At first glance, Spec Ops, designed by Yager Development and published by 2K Games, looks like a prototypical shooter; initially it is reminiscent of industry juggernauts Call of Duty, Battlefield, and the Tom Clancy-brand titles. In the game’s single-player campaign, one plays as U.S. Army Captain Martin Walker who is charged with locating the soldiers of the 33rdBattalion who went missing after cataclysmic sandstorms obliterated the city of Dubai. Alongside fellow Delta Force operatives Lt. Adams and Sgt. Lugo, Capt. Walker (the player) traverses the decimated and sand-swept ruins for signs of survivors and for Col. John Konrad, the commanding officer of the 33rd. The conceits of the game’s narrative setup and its familiar cover-and-fire combat system evidence nothing we have not seen elsewhere, begging the question, How is Spec Ops different from every other military shooter on the market?
In seeming response to this question, Spec Opsintroduces narrative uncertainties and gameplay oddities foreign to the shooter genre. For example, Walker and company are forced to fight and kill fellow American GIs; Walker is increasingly plagued by hallucinations that cloud his judgment; the team slaughters unarmed civilians; and even the game’s interstitial loading screens taunt the player with rhetorical questions such as, Do you feel like a hero yet? As the players make their way through the campaign, it becomes evident this game is not what it purports to be. Indeed, Spec Ops might be the game industry’s first major, anti-war military shooter.
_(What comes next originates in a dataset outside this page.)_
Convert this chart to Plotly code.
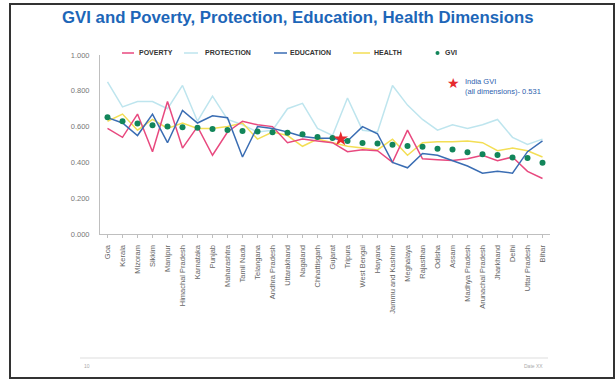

In particular, the game’s brutal representations, its references to popular war media, and its illusory opportunities for player choice create a discordant feeling that lays bare the problematic ease with which most video war games indulge in their nationalistic power fantasies. The result is a video game that wields its affective distance as a critique of the necessary illusion all military shooters trade in, but one that so few acknowledge.
Mise-en-scène of Madness
The game’s level construction and its avatar design underscore Capt. Walker’s descent into madness. By situating the player in a crumbling city amid the suffocating vestiges of western civilization, and by altering Walker’s physical appearance over the course of the game to reflect his transformation from a competent squad leader into a murderous monster, Spec Ops presents a damning indictment of the representational practices of “othering” typical of post-9/11 combat games set in the Middle East. That is, rather than presenting players with endless waves of dark-skinned “evil-doers” to shoot, the player watches as Walker becomes the cause of the conflict, not the solution to it.
Critical Intertextuality
Borrowing in equal measure from Joseph Conrad’s 1899 imperialist novella Heart of Darkness and Francis Ford Coppola’s post-Vietnam cinematic epic Apocalypse Now (1979), Spec Ops abounds with allusions to other popular war media. The game’s intertexual referencing of militainment serves two purposes: first, it situates the game within a larger cultural milieu of combat fare; second, and more critically, it breaks the diegetic fourth wall by addressing the players directly and repeatedly, reminding them they are playing a game. Contrary to received design wisdom, such a strategy alienates the players from Walker. That is, in lieu of engendering identification by closing the gap between the players and their avatars,Spec Ops creates disidentification by insisting on their separate identities.
Illusion of Choice
The “freedom” at the heart of the Spec Ops experience is summarized nicely by one of its loading screen’s title cards: “Freedom is what you do with what’s been done to you.” Spec Ops makes the player feel trapped by denying any ability to affect meaningful change. The player simply has no good choices. Moreover, every move leads to worse results and harder choices. Thus, along with its bleak setting and the inability to identify as Walker, dissonant gameplay is achieved partly by one’s inability to manage the hopeless situation.
Games are inherently attractive because players enter into them freely; that is, it cannot be called “play” if one is forced to participate. Many gamers enthusiastically play shooters because they can exercise control over a seemingly chaotic situation, round after round, level after level. Of course, the same cannot be said of actual war, which is often indiscriminate, messy, and final. Spec Ops’ inclusion of collateral damage, fratricide, PTSD, and war’s attendant horrors remind us there is a wide experiential gulf between consuming those combat stories fit to be sold and reflecting on how combat victories are actually secured and their lasting human effects. When such omissions move from the periphery to the center of the commercial gaming experience, the “right” way to play Spec Ops—–with the kind of social resistance to militainment’s pleasures and the consciousness-raising it proposes—first begins not with learning how to shoot, but with asking what it means to do so.